**RECORDED DATA:**
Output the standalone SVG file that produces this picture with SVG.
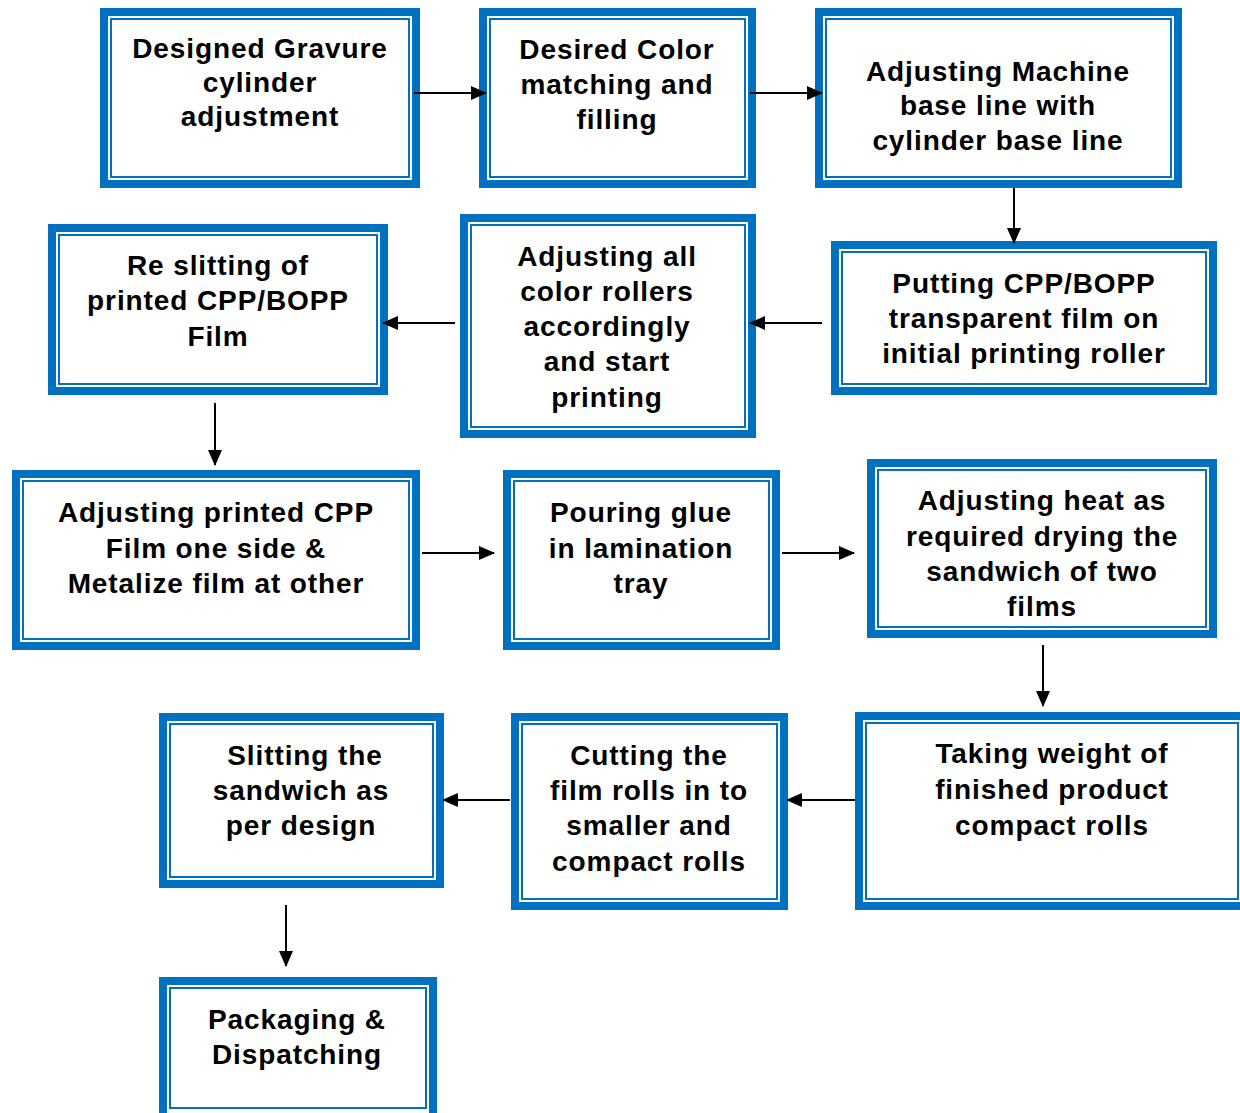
<svg xmlns="http://www.w3.org/2000/svg" width="1240" height="1113" viewBox="0 0 1240 1113">
<style>
.o{fill:#fff;stroke:#0070C0;stroke-width:8}
.i{fill:none;stroke:#0070C0;stroke-width:2}
.t{font-family:"Liberation Sans",Arial,sans-serif;font-weight:bold;font-size:28px;letter-spacing:0.9px;fill:#000;text-anchor:middle}
.c{stroke:#000;stroke-width:2;fill:none;marker-end:url(#ah)}
</style>
<defs>
<marker id="ah" markerWidth="16" markerHeight="14" refX="15" refY="7" orient="auto" markerUnits="userSpaceOnUse">
<path d="M0,0 L16,7 L0,14 Z" fill="#000"/>
</marker>
</defs>
<rect width="1240" height="1113" fill="#fff"/>
<g id="n1">
<rect class="o" x="104" y="12" width="312" height="172"/>
<rect class="i" x="111" y="19" width="298" height="158"/>
<text class="t" x="260" y="58">Designed Gravure</text>
<text class="t" x="260" y="92">cylinder</text>
<text class="t" x="260" y="126">adjustment</text>
</g>
<g id="n2">
<rect class="o" x="483" y="12" width="269" height="172"/>
<rect class="i" x="490" y="19" width="255" height="158"/>
<text class="t" x="617" y="59">Desired Color</text>
<text class="t" x="617" y="94">matching and</text>
<text class="t" x="617" y="129">filling</text>
</g>
<g id="n3">
<rect class="o" x="819" y="12" width="359" height="172"/>
<rect class="i" x="826" y="19" width="345" height="158"/>
<text class="t" x="998" y="81">Adjusting Machine</text>
<text class="t" x="998" y="115">base line with</text>
<text class="t" x="998" y="150">cylinder base line</text>
</g>
<g id="n4">
<rect class="o" x="835" y="245" width="378" height="146"/>
<rect class="i" x="842" y="252" width="364" height="132"/>
<text class="t" x="1024" y="293">Putting CPP/BOPP</text>
<text class="t" x="1024" y="328">transparent film on</text>
<text class="t" x="1024" y="363">initial printing roller</text>
</g>
<g id="n5">
<rect class="o" x="464" y="218" width="288" height="216"/>
<rect class="i" x="471" y="225" width="274" height="202"/>
<text class="t" x="607" y="266">Adjusting all</text>
<text class="t" x="607" y="301">color rollers</text>
<text class="t" x="607" y="336">accordingly</text>
<text class="t" x="607" y="371">and start</text>
<text class="t" x="607" y="407">printing</text>
</g>
<g id="n6">
<rect class="o" x="52" y="228" width="332" height="163"/>
<rect class="i" x="59" y="235" width="318" height="149"/>
<text class="t" x="218" y="275">Re slitting of</text>
<text class="t" x="218" y="310">printed CPP/BOPP</text>
<text class="t" x="218" y="346">Film</text>
</g>
<g id="n7">
<rect class="o" x="16" y="474" width="400" height="172"/>
<rect class="i" x="23" y="481" width="386" height="158"/>
<text class="t" x="216" y="522">Adjusting printed CPP</text>
<text class="t" x="216" y="558">Film one side &amp;</text>
<text class="t" x="216" y="593">Metalize film at other</text>
</g>
<g id="n8">
<rect class="o" x="507" y="474" width="269" height="172"/>
<rect class="i" x="514" y="481" width="255" height="158"/>
<text class="t" x="641" y="522">Pouring glue</text>
<text class="t" x="641" y="558">in lamination</text>
<text class="t" x="641" y="593">tray</text>
</g>
<g id="n9">
<rect class="o" x="871" y="463" width="342" height="171"/>
<rect class="i" x="878" y="470" width="328" height="157"/>
<text class="t" x="1042" y="510">Adjusting heat as</text>
<text class="t" x="1042" y="546">required drying the</text>
<text class="t" x="1042" y="581">sandwich of two</text>
<text class="t" x="1042" y="616">films</text>
</g>
<g id="n10">
<rect class="o" x="859" y="716" width="388" height="190"/>
<rect class="i" x="866" y="723" width="372" height="176"/>
<text class="t" x="1052" y="763">Taking weight of</text>
<text class="t" x="1052" y="799">finished product</text>
<text class="t" x="1052" y="835">compact rolls</text>
</g>
<g id="n11">
<rect class="o" x="515" y="717" width="269" height="189"/>
<rect class="i" x="522" y="724" width="255" height="175"/>
<text class="t" x="649" y="765">Cutting the</text>
<text class="t" x="649" y="800">film rolls in to</text>
<text class="t" x="649" y="835">smaller and</text>
<text class="t" x="649" y="871">compact rolls</text>
</g>
<g id="n12">
<rect class="o" x="163" y="717" width="277" height="167"/>
<rect class="i" x="170" y="724" width="263" height="153"/>
<text class="t" x="305" y="765">Slitting the</text>
<text class="t" x="301" y="800">sandwich as</text>
<text class="t" x="301" y="835">per design</text>
</g>
<g id="n13">
<rect class="o" x="163" y="981" width="270" height="140"/>
<rect class="i" x="170" y="988" width="256" height="120"/>
<text class="t" x="297" y="1029">Packaging &amp;</text>
<text class="t" x="297" y="1064">Dispatching</text>
</g>
<g id="connectors">
<line class="c" x1="414" y1="93" x2="486" y2="93"/>
<line class="c" x1="750" y1="93" x2="822" y2="93"/>
<line class="c" x1="1014" y1="188" x2="1014" y2="243"/>
<line class="c" x1="822" y1="323" x2="750" y2="323"/>
<line class="c" x1="455" y1="323" x2="383" y2="323"/>
<line class="c" x1="215" y1="403" x2="215" y2="465"/>
<line class="c" x1="422" y1="553" x2="494" y2="553"/>
<line class="c" x1="782" y1="553" x2="854" y2="553"/>
<line class="c" x1="1043" y1="645" x2="1043" y2="706"/>
<line class="c" x1="855" y1="800" x2="787" y2="800"/>
<line class="c" x1="510" y1="800" x2="443" y2="800"/>
<line class="c" x1="286" y1="905" x2="286" y2="966"/>
</g>
</svg>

**OBJECTIVE:** Transcribe each line above verbatim, with the pictures left out.

**THE REPLY:**
Output the standalone SVG file that produces this picture with SVG.
<svg xmlns="http://www.w3.org/2000/svg" width="1240" height="1113" viewBox="0 0 1240 1113">
<style>
.o{fill:#fff;stroke:#0070C0;stroke-width:8}
.i{fill:none;stroke:#0070C0;stroke-width:2}
.t{font-family:"Liberation Sans",Arial,sans-serif;font-weight:bold;font-size:28px;letter-spacing:0.9px;fill:#000;text-anchor:middle}
.c{stroke:#000;stroke-width:2;fill:none;marker-end:url(#ah)}
</style>
<defs>
<marker id="ah" markerWidth="16" markerHeight="14" refX="15" refY="7" orient="auto" markerUnits="userSpaceOnUse">
<path d="M0,0 L16,7 L0,14 Z" fill="#000"/>
</marker>
</defs>
<rect width="1240" height="1113" fill="#fff"/>
<g id="n1">
<rect class="o" x="104" y="12" width="312" height="172"/>
<rect class="i" x="111" y="19" width="298" height="158"/>
<text class="t" x="260" y="58">Designed Gravure</text>
<text class="t" x="260" y="92">cylinder</text>
<text class="t" x="260" y="126">adjustment</text>
</g>
<g id="n2">
<rect class="o" x="483" y="12" width="269" height="172"/>
<rect class="i" x="490" y="19" width="255" height="158"/>
<text class="t" x="617" y="59">Desired Color</text>
<text class="t" x="617" y="94">matching and</text>
<text class="t" x="617" y="129">filling</text>
</g>
<g id="n3">
<rect class="o" x="819" y="12" width="359" height="172"/>
<rect class="i" x="826" y="19" width="345" height="158"/>
<text class="t" x="998" y="81">Adjusting Machine</text>
<text class="t" x="998" y="115">base line with</text>
<text class="t" x="998" y="150">cylinder base line</text>
</g>
<g id="n4">
<rect class="o" x="835" y="245" width="378" height="146"/>
<rect class="i" x="842" y="252" width="364" height="132"/>
<text class="t" x="1024" y="293">Putting CPP/BOPP</text>
<text class="t" x="1024" y="328">transparent film on</text>
<text class="t" x="1024" y="363">initial printing roller</text>
</g>
<g id="n5">
<rect class="o" x="464" y="218" width="288" height="216"/>
<rect class="i" x="471" y="225" width="274" height="202"/>
<text class="t" x="607" y="266">Adjusting all</text>
<text class="t" x="607" y="301">color rollers</text>
<text class="t" x="607" y="336">accordingly</text>
<text class="t" x="607" y="371">and start</text>
<text class="t" x="607" y="407">printing</text>
</g>
<g id="n6">
<rect class="o" x="52" y="228" width="332" height="163"/>
<rect class="i" x="59" y="235" width="318" height="149"/>
<text class="t" x="218" y="275">Re slitting of</text>
<text class="t" x="218" y="310">printed CPP/BOPP</text>
<text class="t" x="218" y="346">Film</text>
</g>
<g id="n7">
<rect class="o" x="16" y="474" width="400" height="172"/>
<rect class="i" x="23" y="481" width="386" height="158"/>
<text class="t" x="216" y="522">Adjusting printed CPP</text>
<text class="t" x="216" y="558">Film one side &amp;</text>
<text class="t" x="216" y="593">Metalize film at other</text>
</g>
<g id="n8">
<rect class="o" x="507" y="474" width="269" height="172"/>
<rect class="i" x="514" y="481" width="255" height="158"/>
<text class="t" x="641" y="522">Pouring glue</text>
<text class="t" x="641" y="558">in lamination</text>
<text class="t" x="641" y="593">tray</text>
</g>
<g id="n9">
<rect class="o" x="871" y="463" width="342" height="171"/>
<rect class="i" x="878" y="470" width="328" height="157"/>
<text class="t" x="1042" y="510">Adjusting heat as</text>
<text class="t" x="1042" y="546">required drying the</text>
<text class="t" x="1042" y="581">sandwich of two</text>
<text class="t" x="1042" y="616">films</text>
</g>
<g id="n10">
<rect class="o" x="859" y="716" width="388" height="190"/>
<rect class="i" x="866" y="723" width="372" height="176"/>
<text class="t" x="1052" y="763">Taking weight of</text>
<text class="t" x="1052" y="799">finished product</text>
<text class="t" x="1052" y="835">compact rolls</text>
</g>
<g id="n11">
<rect class="o" x="515" y="717" width="269" height="189"/>
<rect class="i" x="522" y="724" width="255" height="175"/>
<text class="t" x="649" y="765">Cutting the</text>
<text class="t" x="649" y="800">film rolls in to</text>
<text class="t" x="649" y="835">smaller and</text>
<text class="t" x="649" y="871">compact rolls</text>
</g>
<g id="n12">
<rect class="o" x="163" y="717" width="277" height="167"/>
<rect class="i" x="170" y="724" width="263" height="153"/>
<text class="t" x="305" y="765">Slitting the</text>
<text class="t" x="301" y="800">sandwich as</text>
<text class="t" x="301" y="835">per design</text>
</g>
<g id="n13">
<rect class="o" x="163" y="981" width="270" height="140"/>
<rect class="i" x="170" y="988" width="256" height="120"/>
<text class="t" x="297" y="1029">Packaging &amp;</text>
<text class="t" x="297" y="1064">Dispatching</text>
</g>
<g id="connectors">
<line class="c" x1="414" y1="93" x2="486" y2="93"/>
<line class="c" x1="750" y1="93" x2="822" y2="93"/>
<line class="c" x1="1014" y1="188" x2="1014" y2="243"/>
<line class="c" x1="822" y1="323" x2="750" y2="323"/>
<line class="c" x1="455" y1="323" x2="383" y2="323"/>
<line class="c" x1="215" y1="403" x2="215" y2="465"/>
<line class="c" x1="422" y1="553" x2="494" y2="553"/>
<line class="c" x1="782" y1="553" x2="854" y2="553"/>
<line class="c" x1="1043" y1="645" x2="1043" y2="706"/>
<line class="c" x1="855" y1="800" x2="787" y2="800"/>
<line class="c" x1="510" y1="800" x2="443" y2="800"/>
<line class="c" x1="286" y1="905" x2="286" y2="966"/>
</g>
</svg>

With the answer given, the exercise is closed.